Google has patented a novel way to prevent pedestrian injuries, and time will tell whether this idea will stick.

Ever trying new things, the Internet giant and autonomous car pioneer has received a patent for a design that adheres an impacted pedestrian to the hood of self-driving cars, preventing the person from being thrown back onto the road in the event of a collision.

Even in the future world of self-driving cars equipped with sensors so they can avoid obstacles far better than human drivers, Google foresees the inevitable will happen: accidents involving pedestrians.

SEE ALSO: Google Builds Its Own Self-Driving Car

The published technology awarded by the U.S. Patent and Trademark Office (USPTO) has illustrations showing the front bumper, hood and side panels of the car will be covered with a sticky coating.

“The front region of the vehicle may be coated with a specialized adhesive that adheres to a pedestrian, and thus holds the pedestrian on the vehicle in the unfortunate event that the front of the vehicle comes into contact with the pedestrian,” the patent says. “The adhesion of the pedestrian to the vehicle may prevent the pedestrian from bouncing off.”

According to the patent, “The adhesive layer may be a very sticky material and operate in a manner similar to flypaper, or double-sided duct tape.”


Of course driving around with a material like fly paper on the front of a car will catch a lot of bugs and debris. To prevent that, an outer egg shell-like coating that can be painted to match the rest of the body covers the adhesive.

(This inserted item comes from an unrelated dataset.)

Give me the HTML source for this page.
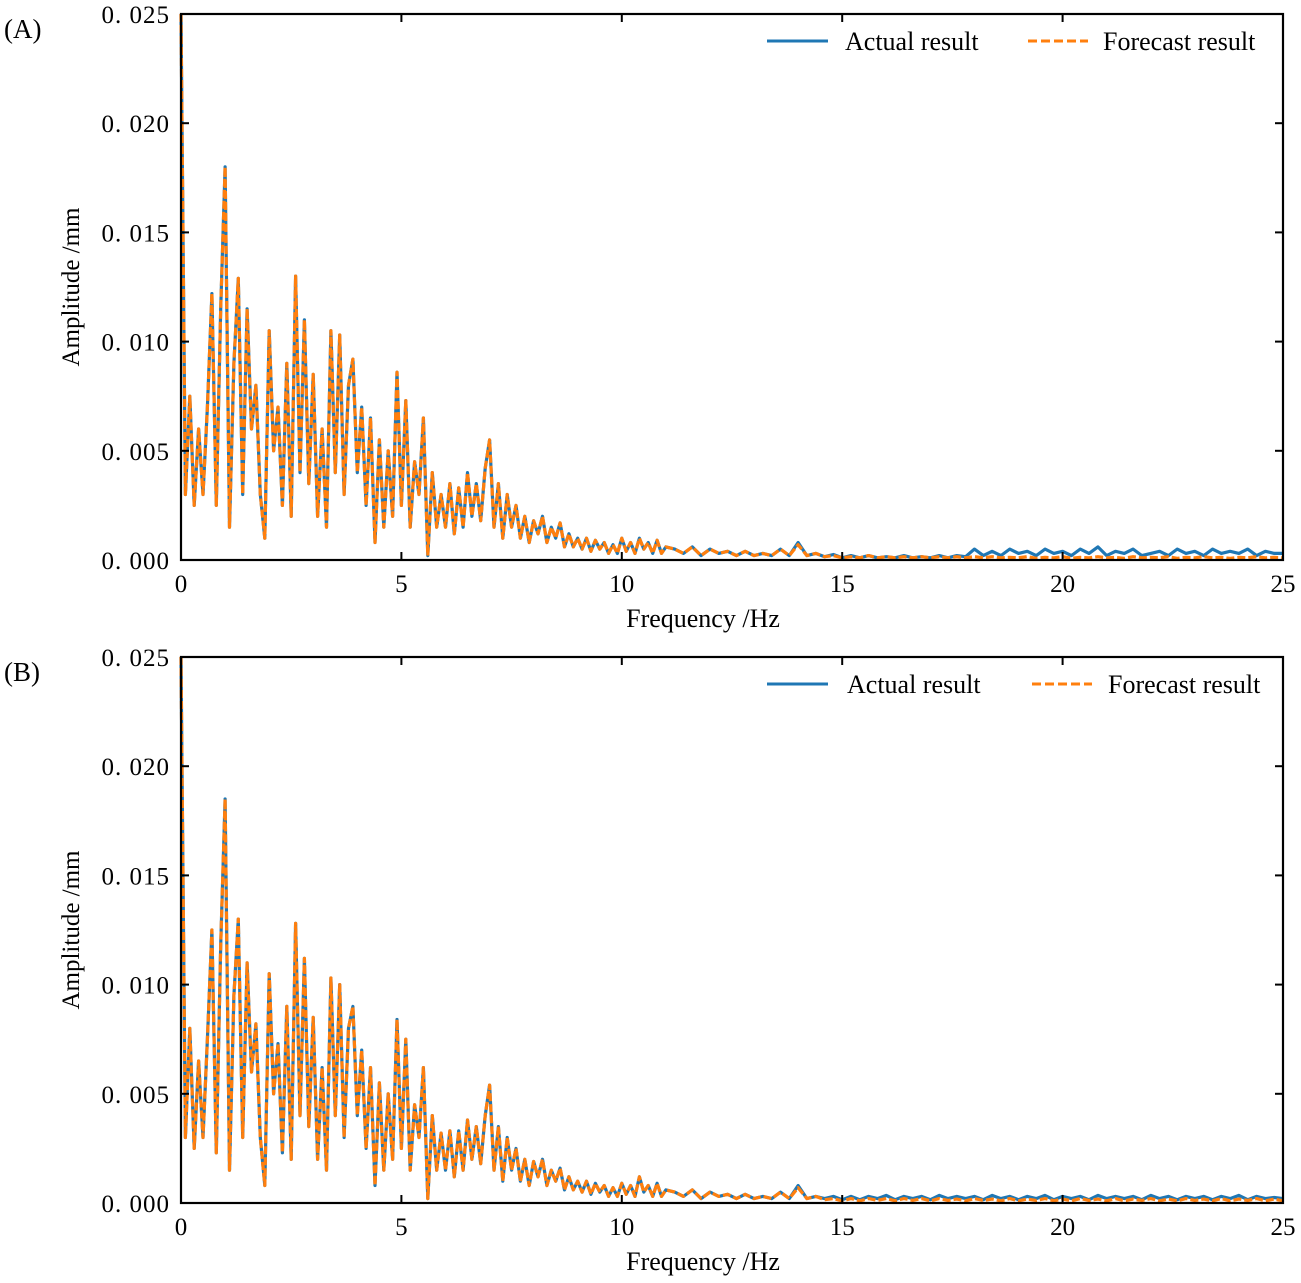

“Upon impact with a pedestrian, the coating is broken exposing the adhesive layer,” reads the summary of the patent. “The adhesive bonds the pedestrian to the vehicle so that the pedestrian remains with the vehicle until it stops, and is not thrown from the vehicle, thereby preventing a secondary impact between the pedestrian and the road surface or other object.”

When it comes to removing the pedestrian stuck on the hood, the patent suggests an option to use is a “releasable adhesive” that would allow the person to be unstuck “after a period of time.”

The Google patent coincides with an increase of pedestrian traffic fatalities. Preliminary data from the Governors Highway Safety Association indicates a 10 percent increase nationally last year from 4,884 deaths in 2014.

While a sticky hood may sound like a wacky idea, other automakers have addressed the pedestrian accident issue with less bizarre solutions. Some European Jaguars raise the hood of the car on impact to cushion the blow to victims, and Volvo’s V40 deploys a “pedestrian air bag” from along the bottom of windshield, where struck pedestrians often suffer head injuries.


Google acknowledges that other automakers are addressing the pedestrian safety issue, but the patent observes, “Existing technology found in production vehicles does little to mitigate the secondary impact a pedestrian may experience.”

Companies are awarded patents, sometimes hundreds in a year, but that doesn’t mean the product will be created.

It isn’t known at this time whether Google plans to install the technology on future self-driving cars or, would it even work.

A spokeswoman told the San Jose Mercury News, who first reported the story, that “we hold patents on a variety of ideas. Some of those ideas later mature into real products and services, some don’t.”